Aim
Repeat exactly, and only, the lines from the one that contains "Reproduce this chart" to the one that contains "import seaborn as sns", both ends included. Omit every picture.

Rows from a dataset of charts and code
──────────────────────────────
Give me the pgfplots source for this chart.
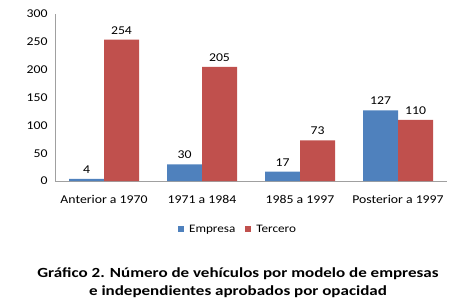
\documentclass[border=0pt]{standalone}
\usepackage{pgfplots}
\pgfplotsset{compat=1.18}
\usepackage{fontspec}
\setmainfont{Carlito}
\newfontfamily\chartfont[FakeStretch=1.15]{Carlito}
\newfontfamily\capfont[FakeStretch=1.22]{Carlito}
\definecolor{cblue}{HTML}{4F81BD}
\definecolor{cred}{HTML}{C0504D}
\definecolor{axgray}{HTML}{A0A0A0}
\begin{document}
\begin{tikzpicture}[x=1bp,y=1bp]
\useasboundingbox (0,0) rectangle (449,302);
\begin{axis}[
  at={(55bp,121bp)}, anchor=south west,
  scale only axis, width=392bp, height=167bp,
  ybar=0pt, bar width=35bp,
  xmin=-0.5, xmax=3.5, ymin=0, ymax=300,
  ytick={0,50,...,300},
  xtick={0,1,2,3},
  xticklabels={Anterior a 1970,1971 a 1984,1985 a 1997,Posterior a 1997},
  major tick length=0pt,
  axis x line*=bottom, axis y line*=left,
  axis line style={axgray},
  x axis line style={-}, y axis line style={-},
  ticklabel style={font=\chartfont\fontsize{12}{14}\selectfont, text=black},
  /pgf/number format/assume math mode=true,
  yticklabel style={xshift=-4bp},
  xticklabel style={yshift=-11bp},
  nodes near coords,
  nodes near coords style={font=\chartfont\fontsize{12}{14}\selectfont, text=black, yshift=2bp},
  legend style={at={(0.467,-0.29)}, anchor=center, legend columns=2, draw=none,
    font=\chartfont\fontsize{11.5}{14}\selectfont, column sep=3bp,
    /tikz/every even column/.append style={column sep=8bp}},
  legend image code/.code={\fill[#1] (0bp,-3bp) rectangle (6bp,3bp);},
]
\addplot[fill=cblue, draw=none] coordinates {(0,4) (1,30) (2,17) (3,127)};
\addplot[fill=cred, draw=none] coordinates {(0,254) (1,205) (2,73) (3,110)};
\legend{Empresa,Tercero}
\end{axis}
\node[font=\capfont\bfseries\fontsize{14}{18}\selectfont, anchor=base] at (238,25)
 {Gráfico 2. Número de vehículos por modelo de empresas};
\node[font=\capfont\bfseries\fontsize{14}{18}\selectfont, anchor=base] at (238,7)
 {e independientes aprobados por opacidad};
\end{tikzpicture}
\end{document}
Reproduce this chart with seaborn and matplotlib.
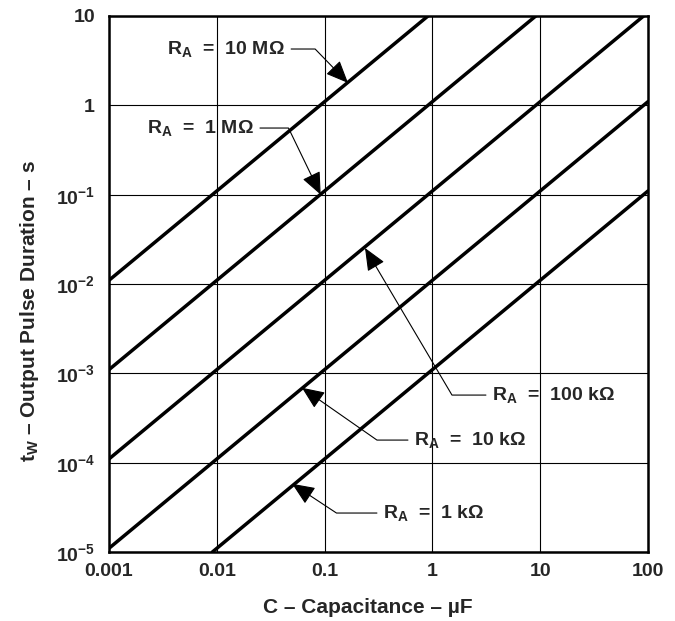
import numpy as np
import pandas as pd
import matplotlib
matplotlib.use("Agg")
import matplotlib.pyplot as plt
import seaborn as sns

# ---- data (C in uF, t in s) ----
series_names = ["10 M", "1 M", "100 k", "10 k", "1 k"]
C_10M = [0.001, 0.91];   t_10M = [0.011, 10.0]
C_1M = [0.001, 9.1];     t_1M = [0.0011, 10.0]
C_100k = [0.001, 91.0];  t_100k = [1.1e-4, 10.0]
C_10k = [0.001, 100.0];  t_10k = [1.1e-5, 1.1]
C_1k = [0.0091, 100.0];  t_1k = [1.0e-5, 0.11]

x_ticks = [0.001, 0.01, 0.1, 1, 10, 100]
x_ticklabels = ["0.001", "0.01", "0.1", "1", "10", "100"]
y_ticks = [1e-5, 1e-4, 1e-3, 1e-2, 1e-1, 1, 10]
y_ticklabels = [r"$\mathregular{10^{-5}}$", r"$\mathregular{10^{-4}}$", r"$\mathregular{10^{-3}}$",
                r"$\mathregular{10^{-2}}$", r"$\mathregular{10^{-1}}$", "1", "10"]

labels = [r"R$_\mathregular{A}$  =  10 M$\Omega$", r"R$_\mathregular{A}$  =  1 M$\Omega$",
          r"R$_\mathregular{A}$  =  100 k$\Omega$", r"R$_\mathregular{A}$  =  10 k$\Omega$",
          r"R$_\mathregular{A}$  =  1 k$\Omega$"]
# annotation arrow tips (C, t), text anchors (C, t)
tips = [(0.165, 1.78), (0.092, 0.10), (0.237, 0.0253), (0.0616, 6.9e-4), (0.05, 5.8e-5)]
text_pos = [(0.043, 4.27), (0.0221, 0.557), (3.57, 5.71e-4), (0.675, 1.79e-4), (0.348, 2.73e-5)]
leader_angles = [134.1, 115.8, -59.4, -34.9, -33.4]
text_side = ["right", "right", "left", "left", "left"]

sns.set_style("white")
plt.rcParams["font.family"] = ["Liberation Sans", "DejaVu Sans"]
plt.rcParams["font.weight"] = "bold"
plt.rcParams["mathtext.fontset"] = "custom"
plt.rcParams["mathtext.rm"] = "Liberation Sans:bold"
plt.rcParams["mathtext.bf"] = "Liberation Sans:bold"
plt.rcParams["mathtext.it"] = "Liberation Sans:bold"
plt.rcParams["mathtext.sf"] = "Liberation Sans:bold"

frames = []
for name, c, t in zip(series_names,
                      [C_10M, C_1M, C_100k, C_10k, C_1k],
                      [t_10M, t_1M, t_100k, t_10k, t_1k]):
    frames.append(pd.DataFrame({"C": c, "t": t, "R": name}))
df = pd.concat(frames, ignore_index=True)

fig = plt.figure(figsize=(6.75, 6.21), dpi=100)
ax = fig.add_axes([109 / 675, 1 - 552 / 621, (648 - 109) / 675, (552 - 16) / 621])

ax.set_xscale("log")
ax.set_yscale("log")
ax.set_xlim(0.001, 100)
ax.set_ylim(1e-5, 10)

sns.lineplot(data=df, x="C", y="t", units="R", estimator=None, color="black",
             linewidth=2.5, legend=False, ax=ax, zorder=3)

ax.set_xticks(x_ticks)
ax.set_xticklabels(x_ticklabels)
ax.set_yticks(y_ticks)
ax.set_yticklabels(y_ticklabels)
ax.minorticks_off()
ax.tick_params(axis="both", length=0, labelsize=14)
ax.tick_params(axis="x", pad=8)
ax.tick_params(axis="y", pad=10)
for lab in ax.get_xticklabels() + ax.get_yticklabels():
    lab.set_fontweight("bold")

ax.grid(True, which="major", color="black", linewidth=0.8)
for s in ax.spines.values():
    s.set_linewidth(1.8)
    s.set_color("black")

ax.set_xlabel("C \u2013 Capacitance \u2013 \u00b5F", fontsize=15, fontweight="bold")
ax.set_ylabel("t$_\\mathregular{W}$ \u2013 Output Pulse Duration \u2013 s",
              fontsize=15, fontweight="bold")
ax.xaxis.set_label_coords(0.481, -0.085)
ax.yaxis.set_label_coords(-0.126, 0.45)

for lab, tip, tp, ang, side in zip(labels, tips, text_pos, leader_angles, text_side):
    relx = 1.0 if side == "right" else 0.0
    ax.annotate(lab, xy=tip, xytext=tp, xycoords="data", textcoords="data",
                ha=side, va="center", fontsize=14, fontweight="bold", zorder=5,
                arrowprops=dict(arrowstyle="-|>,head_length=0.7,head_width=0.3",
                                mutation_scale=20, color="black", lw=0.8,
                                connectionstyle=f"angle,angleA=0,angleB={ang},rad=0",
                                relpos=(relx, 0.5), shrinkA=2, shrinkB=0))

fig.savefig("out.png", dpi=100)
──────────────────────────────
Answer
Reproduce this chart with seaborn and matplotlib.
import numpy as np
import pandas as pd
import matplotlib
matplotlib.use("Agg")
import matplotlib.pyplot as plt
import seaborn as sns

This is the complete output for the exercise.